The woman who had straddled our boat without so much as a by-your-leave then tapped on the window and told us we shouldn’t be moored up here, it’s only for those people waiting to use the bridge.

“We know!” We cried, “that’s why we moored up here, waiting for 1615.”

Mrs King George then hopped back across our bow, onto her boat and they pushed on up to the drawbridge, stopping all the school traffic by raising the bridge some 15 minutes early.

You’ll be pleased to know that we did not follow them through (although some did), we waited diligently until 1615 and then operated the drawbridge. Funnily enough there was no traffic around when we did it, so no one was inconvenienced.

We travelled a little further south on the canal, rapidly deciding that we’d had enough today. We did pass along George again, they were heading in the opposite direction now (who knows what they were up to? Probably looking for someone else’s boat to walk all over?).
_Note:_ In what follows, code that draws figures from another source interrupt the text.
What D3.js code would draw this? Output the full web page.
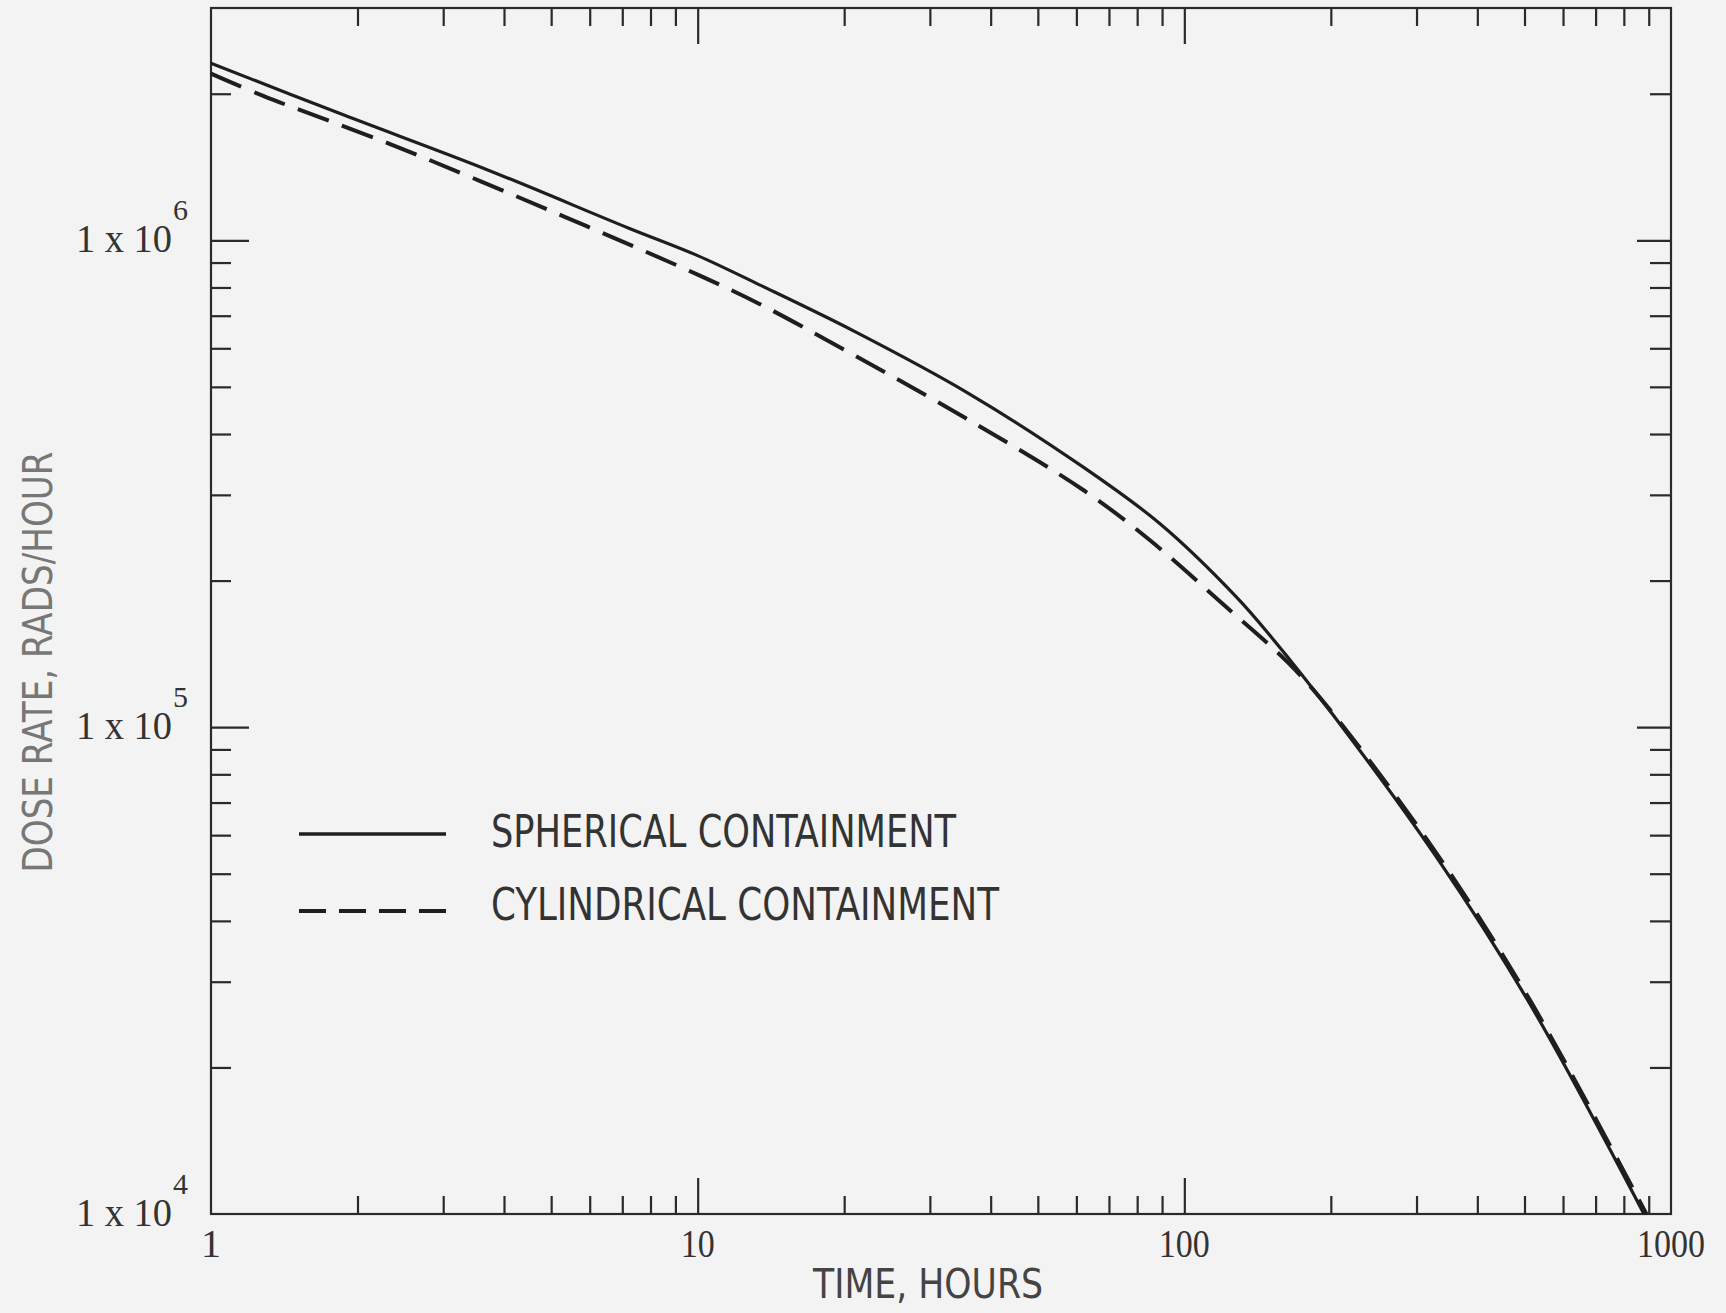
<!DOCTYPE html>
<html>
<head>
<meta charset="utf-8">
<script src="https://cdn.jsdelivr.net/npm/d3@7"></script>
<style>
  html, body { margin: 0; padding: 0; background: #f3f3f3; }
  svg { display: block; }
</style>
</head>
<body>
<div class="chart"></div>
<script>
/* ---- data ---- */

// spherical containment (solid)
var timeSpherical = [1, 1.87, 3.67, 7.2, 10, 13.4, 21, 36, 62, 89, 128, 151, 202, 330, 513, 880];
var doseSpherical = [2.31e6, 1.81e6, 1.40e6, 1.06e6, 9.3e5, 8.1e5, 6.5e5, 4.85e5, 3.42e5, 2.62e5,
                     1.85e5, 1.53e5, 1.06e5, 5.4e4, 2.7e4, 1.0e4];

// cylindrical containment (dashed)
var timeCylindrical = [1, 1.28, 2.32, 5.3, 10, 13.4, 21, 36, 62, 85, 120, 163, 200, 330, 513, 890];
var doseCylindrical = [2.20e6, 1.98e6, 1.58e6, 1.12e6, 8.5e5, 7.4e5, 5.8e5, 4.28e5, 3.07e5, 2.42e5,
                       1.79e5, 1.36e5, 1.08e5, 5.5e4, 2.75e4, 1.0e4];

// axes
var xMajorTicks = [10, 100];
var xMinorTicks = [2, 3, 4, 5, 6, 7, 8, 9, 20, 30, 40, 50, 60, 70, 80, 90,
                   200, 300, 400, 500, 600, 700, 800, 900];
var xTickLabels = [1, 10, 100, 1000];
var yMajorTicks = [1e5, 1e6];
var yMinorTicks = [2e4, 3e4, 4e4, 5e4, 6e4, 7e4, 8e4, 9e4,
                   2e5, 3e5, 4e5, 5e5, 6e5, 7e5, 8e5, 9e5, 2e6];
var yTickExponents = [4, 5, 6];

var legendLabels = ['SPHERICAL CONTAINMENT', 'CYLINDRICAL CONTAINMENT'];

/**
 * Setup drawing area
 */
var width = 1726;
var height = 1313;
var plotLeft = 211, plotRight = 1671, plotTop = 8, plotBottom = 1214;
var ink = '#2a2a2a';

var svg = d3.select('.chart').append('svg')
    .attr('width', width)
    .attr('height', height);

svg.append('rect')
    .attr('width', width)
    .attr('height', height)
    .style('fill', '#f3f3f3');

var x = d3.scaleLog().domain([1, 1000]).range([plotLeft, plotRight]);
var y = d3.scaleLog().domain([1e4, 3e6]).range([plotBottom, plotTop]);

/**
 * Ticks - all pointing inward, drawn with d3 axes
 */
function tickAxis(axisFn, scale, values, size, transform) {
    var g = svg.append('g')
        .attr('transform', transform)
        .call(axisFn(scale).tickValues(values).tickSize(size).tickFormat(''));
    g.select('.domain').remove();
    g.selectAll('line').attr('stroke', ink).attr('stroke-width', 2.2);
}

tickAxis(d3.axisBottom, x, xMinorTicks, -18, 'translate(0,' + plotBottom + ')');
tickAxis(d3.axisBottom, x, xMajorTicks, -36, 'translate(0,' + plotBottom + ')');
tickAxis(d3.axisTop, x, xMinorTicks, -18, 'translate(0,' + plotTop + ')');
tickAxis(d3.axisTop, x, xMajorTicks, -36, 'translate(0,' + plotTop + ')');
tickAxis(d3.axisLeft, y, yMinorTicks, -20, 'translate(' + plotLeft + ',0)');
tickAxis(d3.axisLeft, y, yMajorTicks, -38, 'translate(' + plotLeft + ',0)');
tickAxis(d3.axisRight, y, yMinorTicks, -21, 'translate(' + plotRight + ',0)');
tickAxis(d3.axisRight, y, yMajorTicks, -34, 'translate(' + plotRight + ',0)');

// Frame
svg.append('rect')
    .attr('x', plotLeft)
    .attr('y', plotTop)
    .attr('width', plotRight - plotLeft)
    .attr('height', plotBottom - plotTop)
    .style('fill', 'none')
    .style('stroke', ink)
    .style('stroke-width', 2.2);

/**
 * Tick labels
 */
var labelFont = '"Liberation Serif", "DejaVu Serif", serif';

svg.selectAll('.x-label')
    .data(xTickLabels)
  .enter().append('text')
    .attr('class', 'x-label')
    .attr('x', function (d) { return x(d); })
    .attr('y', 1257)
    .attr('text-anchor', 'middle')
    .attr('font-family', labelFont)
    .attr('font-size', 40)
    .attr('fill', '#333')
    .attr('textLength', function (d) { var n = String(d).length; return n > 1 ? n * 17 : null; })
    .attr('lengthAdjust', 'spacingAndGlyphs')
    .text(function (d) { return d; });

var yLabels = svg.selectAll('.y-label')
    .data(yTickExponents)
  .enter().append('g')
    .attr('class', 'y-label')
    .attr('transform', function (d) { return 'translate(0,' + y(Math.pow(10, d)) + ')'; });

yLabels.append('text')
    .attr('x', 172)
    .attr('y', 12)
    .attr('text-anchor', 'end')
    .attr('font-family', labelFont)
    .attr('font-size', 40)
    .attr('fill', '#333')
    .attr('textLength', 96)
    .attr('lengthAdjust', 'spacingAndGlyphs')
    .text('1 x 10');

yLabels.append('text')
    .attr('x', 173)
    .attr('y', -20)
    .attr('font-family', labelFont)
    .attr('font-size', 29)
    .attr('fill', '#333')
    .attr('textLength', 15)
    .attr('lengthAdjust', 'spacingAndGlyphs')
    .text(function (d) { return d; });

/**
 * Axis titles
 */
svg.append('text')
    .attr('x', 928)
    .attr('y', 1298)
    .attr('text-anchor', 'middle')
    .attr('font-family', '"DejaVu Sans", sans-serif')
    .attr('font-size', 40)
    .attr('fill', '#444')
    .attr('textLength', 230)
    .attr('lengthAdjust', 'spacingAndGlyphs')
    .text('TIME, HOURS');

svg.append('text')
    .attr('transform', 'translate(52,662) rotate(-90)')
    .attr('text-anchor', 'middle')
    .attr('font-family', '"DejaVu Sans", sans-serif')
    .attr('font-size', 40)
    .attr('fill', '#777')
    .attr('textLength', 421)
    .attr('lengthAdjust', 'spacingAndGlyphs')
    .text('DOSE RATE,  RADS/HOUR');

/**
 * Curves
 */
var line = d3.line()
    .x(function (d) { return x(d[0]); })
    .y(function (d) { return y(d[1]); })
    .curve(d3.curveCatmullRom.alpha(0.5));

svg.append('path')
    .datum(d3.zip(timeSpherical, doseSpherical))
    .attr('d', line)
    .style('fill', 'none')
    .style('stroke', '#1e1e1e')
    .style('stroke-width', 3.2);

svg.append('path')
    .datum(d3.zip(timeCylindrical, doseCylindrical))
    .attr('d', line)
    .style('fill', 'none')
    .style('stroke', '#1e1e1e')
    .style('stroke-width', 4)
    .style('stroke-dasharray', '33,14');

/**
 * Legend
 */
var legendFont = '"Liberation Sans Narrow", "DejaVu Sans Condensed", "Liberation Sans", sans-serif';
var legend = svg.selectAll('.legend')
    .data(legendLabels)
  .enter().append('g')
    .attr('class', 'legend')
    .attr('transform', function (d, i) { return 'translate(0,' + (834 + i * 77) + ')'; });

legend.append('line')
    .attr('x1', 299)
    .attr('x2', 446)
    .style('stroke', '#1e1e1e')
    .style('stroke-width', function (d, i) { return i ? 4 : 3.4; })
    .style('stroke-dasharray', function (d, i) { return i ? '27,13' : null; });

legend.append('text')
    .attr('x', 491)
    .attr('y', function (d, i) { return i ? 9 : 13; })
    .attr('font-family', legendFont)
    .attr('font-size', 44)
    .attr('fill', '#333')
    .attr('textLength', function (d, i) { return i ? 508 : 465; })
    .attr('lengthAdjust', 'spacingAndGlyphs')
    .text(function (d) { return d; });
</script>
</body>
</html>
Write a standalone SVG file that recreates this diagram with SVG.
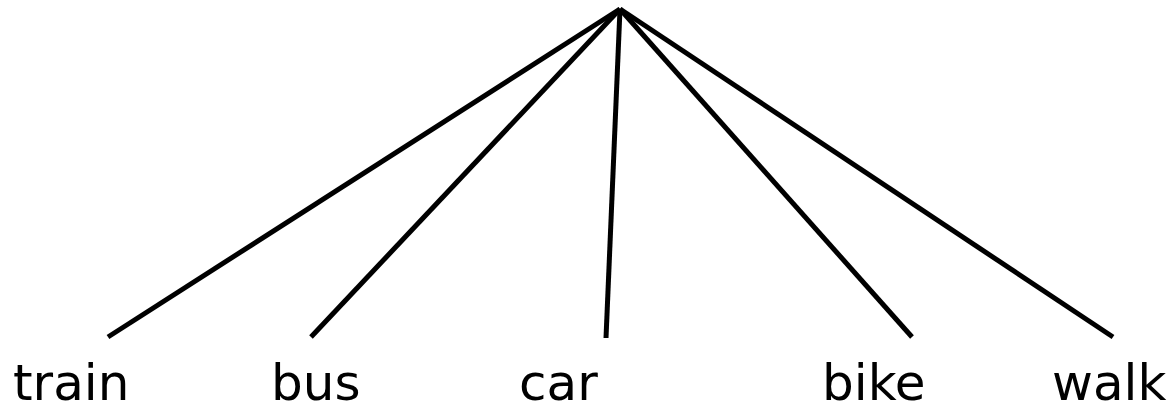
<svg xmlns="http://www.w3.org/2000/svg" width="1174" height="405" viewBox="0 0 1174 405">
<style>
.edge{stroke:#000;stroke-width:5;fill:none;stroke-linecap:butt}
.lbl{font-family:"DejaVu Sans",Verdana,sans-serif;font-size:50px;fill:#000}
</style>
<rect width="1174" height="405" fill="#fff"/>
<g id="connectors">
<line class="edge" x1="620" y1="9" x2="108" y2="337"/>
<line class="edge" x1="620" y1="9" x2="311" y2="337"/>
<line class="edge" x1="620" y1="9" x2="606" y2="338"/>
<line class="edge" x1="620" y1="9" x2="912" y2="337"/>
<line class="edge" x1="620" y1="9" x2="1113" y2="337"/>
</g>
<g id="node-train"><text class="lbl" x="13" y="400">train</text></g>
<g id="node-bus"><text class="lbl" x="271" y="400">bus</text></g>
<g id="node-car"><text class="lbl" x="519" y="400">car</text></g>
<g id="node-bike"><text class="lbl" x="822" y="400">bike</text></g>
<g id="node-walk"><text class="lbl" x="1052" y="400">walk</text></g>
</svg>
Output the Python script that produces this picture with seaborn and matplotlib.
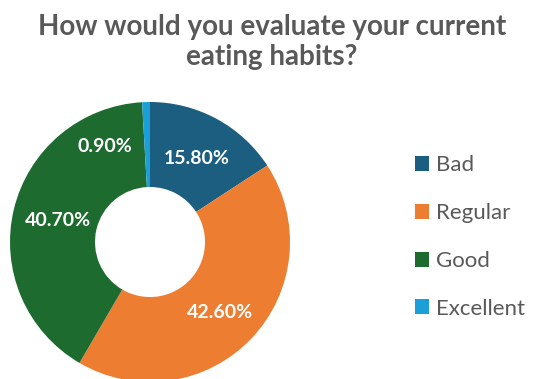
import matplotlib
matplotlib.use("Agg")
import matplotlib.pyplot as plt
import seaborn as sns
from matplotlib.patches import Patch

categories = ["Bad", "Regular", "Good", "Excellent"]
values = [15.8, 42.6, 40.7, 0.9]
labels = ["15.80%", "42.60%", "40.70%", "0.90%"]
colors = ["#1B5E7F", "#ED7D31", "#1E6B30", "#1A9FD9"]
# label anchor positions inside the ring (pie radius = 1)
label_pos = [(0.335, 0.60), (0.50, -0.50), (-0.66, 0.15), (-0.32, 0.68)]

sns.set_theme(style="white")
plt.rcParams['font.family'] = ['Lato', 'DejaVu Sans']

W, H = 534, 379
fig = plt.figure(figsize=(W / 100, H / 100), dpi=100)
fig.patch.set_facecolor("white")
cx, cy, R = 150, 242, 140
ax = fig.add_axes([(cx - R) / W, (H - cy - R) / H, 2 * R / W, 2 * R / H])

wedges, _ = ax.pie(values, colors=colors, startangle=90, counterclock=False,
                   radius=1.0, wedgeprops=dict(width=0.607, edgecolor="none"))
ax.set_xlim(-1, 1)
ax.set_ylim(-1, 1)
ax.set_aspect("equal")
ax.axis("off")

for lab, (x, y) in zip(labels, label_pos):
    ax.text(x, y, lab, ha="center", va="center", color="white",
            fontsize=14, fontweight="bold", clip_on=False)

fig.text(272 / W, 1 - 42 / H, "How would you evaluate your current\neating habits?",
         ha="center", va="center", fontsize=20, fontweight="bold",
         color="#595959", linespacing=1.2)

handles = [Patch(facecolor=c, edgecolor="none") for c in colors]
leg = fig.legend(handles, categories, loc="center left",
                 bbox_to_anchor=(395 / W, 1 - 237 / H), frameon=False,
                 fontsize=16, labelspacing=1.25, handlelength=0.65,
                 handleheight=0.65, handletextpad=0.3)
for t in leg.get_texts():
    t.set_color("#595959")

fig.savefig("out.png", dpi=100, facecolor="white")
Mrs King George attempted to offer some kind of apology, but we were too busy trying to get away from them to really hear what she said, something about not understanding how time works, I think.

Finally, we found a very secluded mooring location and stopped for the night.

5 thoughts on “The Long Walk

  1. Talybont sounds about as dire as it was in 1974 when I found myself there after a particularly gruelling romp across the Beacons with the school CCF! MOVE ON!

  2. What a ridiculously stupid woman!!!! I can just imagine Jos reaction! I would have loved to have seen it. I can’t believe you didn’t get up early and get going, what is wrong with you both? Sounds like you’re having a fantastic time!!

  3. Well, not only am I the last to comment but what else to add? What a great read and it reminds me of “ the captain “ on other nautical adventures! Did she ever tell you about “I warn you, I’m in a mood “. It all sounds very beautiful even if the clocks haven’t kept pace with other places. All good if you are not looking for ice creams or yomping!